At least some of the cash was recorded as withdrawn by clients of Wirecard Bank, among them suspicious business partners like Philippines-based payments company PayEasy, which prosecutors allege is one of the entities at the core of the fraud.
The former employees told police that many of the withdrawals were made by an assistant to a senior Wirecard manager, who was in charge of a Dubai-based subsidiary. She brought the plastic bags containing the cash to Munich's airport on at least some of the occasions, where she handed them over to unknown individuals, according to the people familiar with the former employees' testimony to police.
In one instance, a six-figure sum was allegedly destined for Manila-based Christopher Bauer, a former Wirecard employee who was in charge of PayEasy, which generated hundreds of millions of euros of fake Wirecard revenue. Bauer was reported dead shortly after Wirecard's collapse.
The senior Wirecard manager, who told prosecutors that he transferred €4.5m of Wirecard funds to a hidden personal foundation in Liechtenstein, is also facing questions over up to €15m that was transferred from accounts at Wirecard Bank to accounts in the Caribbean island of Antigua, an offshore tax haven.
The accounts from which the €15m was withdrawn were held in the name of companies in Antigua and opened by citizens of Costa Rica, Antigua and the Philippines, according to documents seen by the FT. One of the account holders is also mentioned in the Panama Papers as the owner of a British Virgin Islands-based shell company.
The senior Wirecard manager oversaw the opening of the dubious accounts at Wirecard Bank, some of which were created only a few months before the group's collapse in 2020. After his arrest last summer, the compliance team found in his safe the PIN numbers needed to control the accounts, according to documents seen by the FT.
The origin of the €15m that was moved to Antigua as well as the cash that was withdrawn is unclear.
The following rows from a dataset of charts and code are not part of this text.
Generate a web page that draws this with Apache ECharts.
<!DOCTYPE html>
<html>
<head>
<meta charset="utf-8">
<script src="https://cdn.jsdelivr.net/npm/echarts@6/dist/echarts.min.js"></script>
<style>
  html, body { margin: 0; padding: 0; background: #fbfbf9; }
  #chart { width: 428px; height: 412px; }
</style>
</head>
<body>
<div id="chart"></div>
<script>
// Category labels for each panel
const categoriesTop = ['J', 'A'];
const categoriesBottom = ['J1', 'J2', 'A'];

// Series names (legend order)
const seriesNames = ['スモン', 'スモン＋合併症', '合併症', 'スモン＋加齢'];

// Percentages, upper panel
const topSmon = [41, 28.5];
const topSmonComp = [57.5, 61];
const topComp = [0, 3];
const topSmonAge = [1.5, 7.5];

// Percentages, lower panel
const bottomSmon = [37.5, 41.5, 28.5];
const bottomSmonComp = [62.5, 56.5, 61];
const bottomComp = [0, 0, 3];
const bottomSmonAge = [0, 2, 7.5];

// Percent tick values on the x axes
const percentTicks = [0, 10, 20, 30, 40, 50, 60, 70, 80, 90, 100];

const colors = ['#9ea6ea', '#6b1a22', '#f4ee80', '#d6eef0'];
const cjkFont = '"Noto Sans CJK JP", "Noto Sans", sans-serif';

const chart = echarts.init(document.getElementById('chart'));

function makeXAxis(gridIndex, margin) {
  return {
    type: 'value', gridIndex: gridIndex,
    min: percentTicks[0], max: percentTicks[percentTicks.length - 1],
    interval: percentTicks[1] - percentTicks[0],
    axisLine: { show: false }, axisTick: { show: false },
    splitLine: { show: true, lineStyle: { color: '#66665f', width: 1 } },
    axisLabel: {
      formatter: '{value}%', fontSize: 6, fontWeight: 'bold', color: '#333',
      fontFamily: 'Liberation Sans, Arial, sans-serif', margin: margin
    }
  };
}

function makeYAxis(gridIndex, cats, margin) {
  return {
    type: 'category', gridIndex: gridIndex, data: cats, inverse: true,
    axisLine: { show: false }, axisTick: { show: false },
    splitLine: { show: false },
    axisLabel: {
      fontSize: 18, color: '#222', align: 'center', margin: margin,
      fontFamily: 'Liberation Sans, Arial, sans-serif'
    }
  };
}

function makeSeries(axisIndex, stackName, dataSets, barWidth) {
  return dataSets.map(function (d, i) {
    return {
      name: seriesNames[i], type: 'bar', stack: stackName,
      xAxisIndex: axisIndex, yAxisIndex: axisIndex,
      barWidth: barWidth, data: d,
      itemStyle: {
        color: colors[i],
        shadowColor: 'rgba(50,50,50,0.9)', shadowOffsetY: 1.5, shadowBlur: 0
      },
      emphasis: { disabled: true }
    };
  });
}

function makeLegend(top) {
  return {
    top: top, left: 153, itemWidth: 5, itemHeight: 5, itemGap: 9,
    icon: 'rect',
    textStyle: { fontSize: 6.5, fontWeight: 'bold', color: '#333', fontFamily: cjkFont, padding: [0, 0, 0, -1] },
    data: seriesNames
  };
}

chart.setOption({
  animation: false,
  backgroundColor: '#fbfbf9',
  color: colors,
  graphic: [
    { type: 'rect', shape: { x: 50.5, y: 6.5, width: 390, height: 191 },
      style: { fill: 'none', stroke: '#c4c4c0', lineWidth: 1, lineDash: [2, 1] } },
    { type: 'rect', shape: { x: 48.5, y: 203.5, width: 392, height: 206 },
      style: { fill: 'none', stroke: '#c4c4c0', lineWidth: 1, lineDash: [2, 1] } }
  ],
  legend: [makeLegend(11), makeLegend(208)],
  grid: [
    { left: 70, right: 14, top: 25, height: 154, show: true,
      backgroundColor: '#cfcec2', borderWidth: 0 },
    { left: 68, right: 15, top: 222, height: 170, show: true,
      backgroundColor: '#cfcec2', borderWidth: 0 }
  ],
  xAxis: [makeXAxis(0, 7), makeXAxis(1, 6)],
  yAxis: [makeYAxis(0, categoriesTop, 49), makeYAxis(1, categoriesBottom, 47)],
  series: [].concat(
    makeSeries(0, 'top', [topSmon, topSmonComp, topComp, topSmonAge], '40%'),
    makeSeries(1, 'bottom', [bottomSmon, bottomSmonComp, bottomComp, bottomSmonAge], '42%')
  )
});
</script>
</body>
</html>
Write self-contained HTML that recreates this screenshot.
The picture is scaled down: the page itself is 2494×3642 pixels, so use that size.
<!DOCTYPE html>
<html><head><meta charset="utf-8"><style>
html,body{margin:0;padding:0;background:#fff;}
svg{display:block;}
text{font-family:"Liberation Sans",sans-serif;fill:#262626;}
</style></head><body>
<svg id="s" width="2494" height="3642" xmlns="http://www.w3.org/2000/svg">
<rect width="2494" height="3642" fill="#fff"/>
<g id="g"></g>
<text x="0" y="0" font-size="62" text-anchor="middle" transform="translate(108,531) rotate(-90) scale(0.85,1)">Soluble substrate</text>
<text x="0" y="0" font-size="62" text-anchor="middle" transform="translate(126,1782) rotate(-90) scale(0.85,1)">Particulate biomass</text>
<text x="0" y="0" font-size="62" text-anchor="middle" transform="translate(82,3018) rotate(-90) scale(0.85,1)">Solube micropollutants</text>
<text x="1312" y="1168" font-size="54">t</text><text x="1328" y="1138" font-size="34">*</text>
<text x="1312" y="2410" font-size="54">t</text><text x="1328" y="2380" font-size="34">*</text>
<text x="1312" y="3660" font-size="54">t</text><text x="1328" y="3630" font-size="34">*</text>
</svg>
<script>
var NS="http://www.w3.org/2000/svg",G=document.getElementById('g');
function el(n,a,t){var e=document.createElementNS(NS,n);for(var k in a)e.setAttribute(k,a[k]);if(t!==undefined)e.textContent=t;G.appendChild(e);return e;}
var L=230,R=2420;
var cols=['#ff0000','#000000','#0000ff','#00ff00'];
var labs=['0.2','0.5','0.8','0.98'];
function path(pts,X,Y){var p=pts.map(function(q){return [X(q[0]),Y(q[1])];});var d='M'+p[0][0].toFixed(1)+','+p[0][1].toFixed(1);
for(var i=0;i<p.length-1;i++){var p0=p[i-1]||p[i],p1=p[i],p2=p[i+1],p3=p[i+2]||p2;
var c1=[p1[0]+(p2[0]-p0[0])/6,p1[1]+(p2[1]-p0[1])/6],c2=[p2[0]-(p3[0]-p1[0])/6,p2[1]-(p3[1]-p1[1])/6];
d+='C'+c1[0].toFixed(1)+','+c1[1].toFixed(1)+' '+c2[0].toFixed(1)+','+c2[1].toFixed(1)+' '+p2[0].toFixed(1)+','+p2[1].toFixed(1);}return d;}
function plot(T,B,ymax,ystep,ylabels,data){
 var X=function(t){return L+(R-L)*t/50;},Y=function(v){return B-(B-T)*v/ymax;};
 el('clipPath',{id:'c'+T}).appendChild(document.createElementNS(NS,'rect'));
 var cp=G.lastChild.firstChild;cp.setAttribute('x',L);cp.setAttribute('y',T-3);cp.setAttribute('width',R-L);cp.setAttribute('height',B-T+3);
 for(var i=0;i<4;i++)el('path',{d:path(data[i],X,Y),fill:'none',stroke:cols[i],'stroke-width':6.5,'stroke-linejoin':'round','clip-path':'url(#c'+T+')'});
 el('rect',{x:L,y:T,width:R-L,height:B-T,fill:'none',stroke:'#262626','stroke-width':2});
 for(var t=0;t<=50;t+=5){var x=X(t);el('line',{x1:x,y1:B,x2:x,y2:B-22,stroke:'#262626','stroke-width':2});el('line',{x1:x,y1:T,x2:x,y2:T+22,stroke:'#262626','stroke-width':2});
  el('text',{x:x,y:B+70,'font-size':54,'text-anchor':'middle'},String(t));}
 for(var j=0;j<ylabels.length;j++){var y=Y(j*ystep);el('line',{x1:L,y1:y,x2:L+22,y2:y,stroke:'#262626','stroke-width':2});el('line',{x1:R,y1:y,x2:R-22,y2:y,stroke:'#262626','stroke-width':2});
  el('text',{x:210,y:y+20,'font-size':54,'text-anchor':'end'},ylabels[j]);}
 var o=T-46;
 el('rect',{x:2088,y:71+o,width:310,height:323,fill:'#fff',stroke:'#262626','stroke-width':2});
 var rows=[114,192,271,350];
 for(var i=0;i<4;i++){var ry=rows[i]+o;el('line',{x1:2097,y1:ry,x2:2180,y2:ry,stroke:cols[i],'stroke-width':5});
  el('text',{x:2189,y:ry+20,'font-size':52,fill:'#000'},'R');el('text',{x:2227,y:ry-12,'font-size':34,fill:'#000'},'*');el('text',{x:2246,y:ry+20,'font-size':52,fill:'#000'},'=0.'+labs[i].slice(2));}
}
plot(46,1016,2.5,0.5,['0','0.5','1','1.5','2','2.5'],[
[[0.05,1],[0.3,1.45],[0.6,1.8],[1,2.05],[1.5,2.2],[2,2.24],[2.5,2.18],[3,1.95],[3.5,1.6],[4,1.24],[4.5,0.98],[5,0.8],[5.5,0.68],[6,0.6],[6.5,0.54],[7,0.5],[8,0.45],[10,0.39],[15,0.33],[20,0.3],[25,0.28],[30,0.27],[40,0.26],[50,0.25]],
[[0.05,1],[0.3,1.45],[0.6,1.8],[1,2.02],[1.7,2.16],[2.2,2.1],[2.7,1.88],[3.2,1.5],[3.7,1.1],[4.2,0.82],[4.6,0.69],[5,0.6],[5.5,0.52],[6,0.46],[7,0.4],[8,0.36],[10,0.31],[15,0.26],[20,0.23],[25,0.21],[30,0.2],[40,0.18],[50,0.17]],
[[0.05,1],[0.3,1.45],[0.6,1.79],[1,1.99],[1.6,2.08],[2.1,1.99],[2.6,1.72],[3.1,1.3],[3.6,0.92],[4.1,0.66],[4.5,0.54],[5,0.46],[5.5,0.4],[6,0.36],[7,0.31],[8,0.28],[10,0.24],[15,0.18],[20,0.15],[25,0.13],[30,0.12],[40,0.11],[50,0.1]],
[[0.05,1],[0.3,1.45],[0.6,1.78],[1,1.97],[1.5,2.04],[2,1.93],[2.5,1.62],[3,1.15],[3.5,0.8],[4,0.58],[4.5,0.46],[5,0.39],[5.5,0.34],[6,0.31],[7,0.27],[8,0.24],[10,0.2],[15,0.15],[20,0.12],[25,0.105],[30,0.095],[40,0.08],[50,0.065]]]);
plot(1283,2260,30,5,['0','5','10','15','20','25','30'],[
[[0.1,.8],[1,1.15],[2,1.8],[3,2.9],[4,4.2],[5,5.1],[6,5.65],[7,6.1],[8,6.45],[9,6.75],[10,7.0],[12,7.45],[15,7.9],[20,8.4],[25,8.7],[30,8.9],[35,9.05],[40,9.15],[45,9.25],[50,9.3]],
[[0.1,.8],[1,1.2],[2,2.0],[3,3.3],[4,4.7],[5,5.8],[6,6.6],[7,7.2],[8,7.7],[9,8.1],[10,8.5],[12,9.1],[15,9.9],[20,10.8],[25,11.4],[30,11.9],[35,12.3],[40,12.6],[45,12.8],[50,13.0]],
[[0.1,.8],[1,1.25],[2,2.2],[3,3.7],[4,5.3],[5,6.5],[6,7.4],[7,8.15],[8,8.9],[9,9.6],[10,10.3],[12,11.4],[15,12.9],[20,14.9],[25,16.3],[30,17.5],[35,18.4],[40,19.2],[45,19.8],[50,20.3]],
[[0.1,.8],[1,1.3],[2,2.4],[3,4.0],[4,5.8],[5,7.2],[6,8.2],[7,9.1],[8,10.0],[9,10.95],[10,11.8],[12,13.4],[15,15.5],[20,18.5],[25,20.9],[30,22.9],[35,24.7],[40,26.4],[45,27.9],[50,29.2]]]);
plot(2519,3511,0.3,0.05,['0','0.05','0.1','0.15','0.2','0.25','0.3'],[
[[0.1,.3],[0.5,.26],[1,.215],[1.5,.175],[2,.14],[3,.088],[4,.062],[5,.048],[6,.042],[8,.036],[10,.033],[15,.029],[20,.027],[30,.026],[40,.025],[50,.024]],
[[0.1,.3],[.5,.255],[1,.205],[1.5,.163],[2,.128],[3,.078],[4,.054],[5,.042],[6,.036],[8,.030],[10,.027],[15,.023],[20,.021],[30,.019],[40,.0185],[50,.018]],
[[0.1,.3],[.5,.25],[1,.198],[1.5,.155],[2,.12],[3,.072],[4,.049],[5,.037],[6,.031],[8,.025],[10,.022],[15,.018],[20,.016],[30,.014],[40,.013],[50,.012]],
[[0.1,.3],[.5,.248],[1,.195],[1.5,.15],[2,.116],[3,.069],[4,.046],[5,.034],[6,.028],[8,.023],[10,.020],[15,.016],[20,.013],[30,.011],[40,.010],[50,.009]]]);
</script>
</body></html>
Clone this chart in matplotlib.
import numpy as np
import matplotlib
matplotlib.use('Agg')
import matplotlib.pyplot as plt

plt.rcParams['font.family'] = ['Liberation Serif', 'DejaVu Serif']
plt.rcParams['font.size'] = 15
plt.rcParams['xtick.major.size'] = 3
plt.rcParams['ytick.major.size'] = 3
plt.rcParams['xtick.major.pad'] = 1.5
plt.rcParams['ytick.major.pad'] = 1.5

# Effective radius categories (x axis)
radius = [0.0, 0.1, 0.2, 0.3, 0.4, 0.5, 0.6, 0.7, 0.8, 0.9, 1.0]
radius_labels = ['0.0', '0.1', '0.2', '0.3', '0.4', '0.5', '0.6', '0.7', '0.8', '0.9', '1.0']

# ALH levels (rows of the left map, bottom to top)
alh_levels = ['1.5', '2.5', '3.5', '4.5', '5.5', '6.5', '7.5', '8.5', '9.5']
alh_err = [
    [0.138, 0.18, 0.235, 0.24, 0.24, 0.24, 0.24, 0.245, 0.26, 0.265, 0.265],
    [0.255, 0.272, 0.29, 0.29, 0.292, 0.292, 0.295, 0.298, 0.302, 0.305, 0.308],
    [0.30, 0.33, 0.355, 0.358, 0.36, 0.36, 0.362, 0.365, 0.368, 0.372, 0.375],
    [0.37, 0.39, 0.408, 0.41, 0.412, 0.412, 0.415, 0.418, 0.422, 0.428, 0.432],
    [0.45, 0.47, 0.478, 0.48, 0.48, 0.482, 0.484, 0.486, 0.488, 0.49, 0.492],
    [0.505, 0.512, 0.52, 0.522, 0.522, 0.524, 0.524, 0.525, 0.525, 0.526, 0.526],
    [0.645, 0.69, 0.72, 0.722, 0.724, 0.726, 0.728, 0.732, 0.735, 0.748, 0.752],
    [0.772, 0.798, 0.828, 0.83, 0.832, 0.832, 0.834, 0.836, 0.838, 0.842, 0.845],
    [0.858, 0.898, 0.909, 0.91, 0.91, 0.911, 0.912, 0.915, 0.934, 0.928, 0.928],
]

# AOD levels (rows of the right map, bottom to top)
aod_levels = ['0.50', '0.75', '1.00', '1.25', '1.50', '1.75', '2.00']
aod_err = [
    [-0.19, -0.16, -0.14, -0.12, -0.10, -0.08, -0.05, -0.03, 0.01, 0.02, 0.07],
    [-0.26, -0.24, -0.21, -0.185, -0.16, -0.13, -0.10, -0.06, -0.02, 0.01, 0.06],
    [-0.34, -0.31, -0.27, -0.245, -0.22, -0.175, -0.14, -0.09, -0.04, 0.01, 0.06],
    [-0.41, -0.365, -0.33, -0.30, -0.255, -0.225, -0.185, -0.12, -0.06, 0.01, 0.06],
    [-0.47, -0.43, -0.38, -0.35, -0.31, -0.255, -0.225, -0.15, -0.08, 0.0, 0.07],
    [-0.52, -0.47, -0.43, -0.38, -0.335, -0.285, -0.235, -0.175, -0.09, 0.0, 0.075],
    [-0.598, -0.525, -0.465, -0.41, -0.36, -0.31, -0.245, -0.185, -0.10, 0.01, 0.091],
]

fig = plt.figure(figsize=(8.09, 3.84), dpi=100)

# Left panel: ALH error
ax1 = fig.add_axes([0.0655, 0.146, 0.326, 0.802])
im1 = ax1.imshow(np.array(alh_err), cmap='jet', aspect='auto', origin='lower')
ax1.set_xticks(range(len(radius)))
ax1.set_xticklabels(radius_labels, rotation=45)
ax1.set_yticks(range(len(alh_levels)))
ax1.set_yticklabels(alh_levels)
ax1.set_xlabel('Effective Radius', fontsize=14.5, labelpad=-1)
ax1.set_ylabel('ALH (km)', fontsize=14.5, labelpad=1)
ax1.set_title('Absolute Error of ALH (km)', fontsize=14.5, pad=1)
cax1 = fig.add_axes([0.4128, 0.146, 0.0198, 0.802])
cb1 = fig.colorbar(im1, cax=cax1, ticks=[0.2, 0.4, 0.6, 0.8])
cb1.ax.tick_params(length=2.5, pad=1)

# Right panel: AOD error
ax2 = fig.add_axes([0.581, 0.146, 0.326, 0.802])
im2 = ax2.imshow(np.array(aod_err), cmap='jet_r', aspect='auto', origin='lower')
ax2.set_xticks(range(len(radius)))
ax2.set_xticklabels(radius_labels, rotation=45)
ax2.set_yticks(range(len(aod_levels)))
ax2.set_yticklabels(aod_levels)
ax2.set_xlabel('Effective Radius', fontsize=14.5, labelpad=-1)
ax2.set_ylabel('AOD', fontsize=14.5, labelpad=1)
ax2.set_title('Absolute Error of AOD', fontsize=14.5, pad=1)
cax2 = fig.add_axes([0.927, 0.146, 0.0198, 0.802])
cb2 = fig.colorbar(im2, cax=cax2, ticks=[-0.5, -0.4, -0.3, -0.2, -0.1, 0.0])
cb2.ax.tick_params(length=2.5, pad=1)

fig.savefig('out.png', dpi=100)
A person familiar with the investigation said documents suggest the money could have been generated by Wirecard in Asia before being siphoned off.
Munich police have arrested several former senior Wirecard managers including ex-chief executive Markus Braun. Public prosecutors accuse Braun of being the mastermind of a "criminal racket" that is responsible for "fraud in the billions". The testimony of the former Dubai-based manager is key evidence.
Braun denies any wrongdoing. A lawyer for him also told the FT that he was not aware of large cash withdrawals by clients of Wirecard Bank and the dubious bank accounts.
Munich prosecutors declined to comment.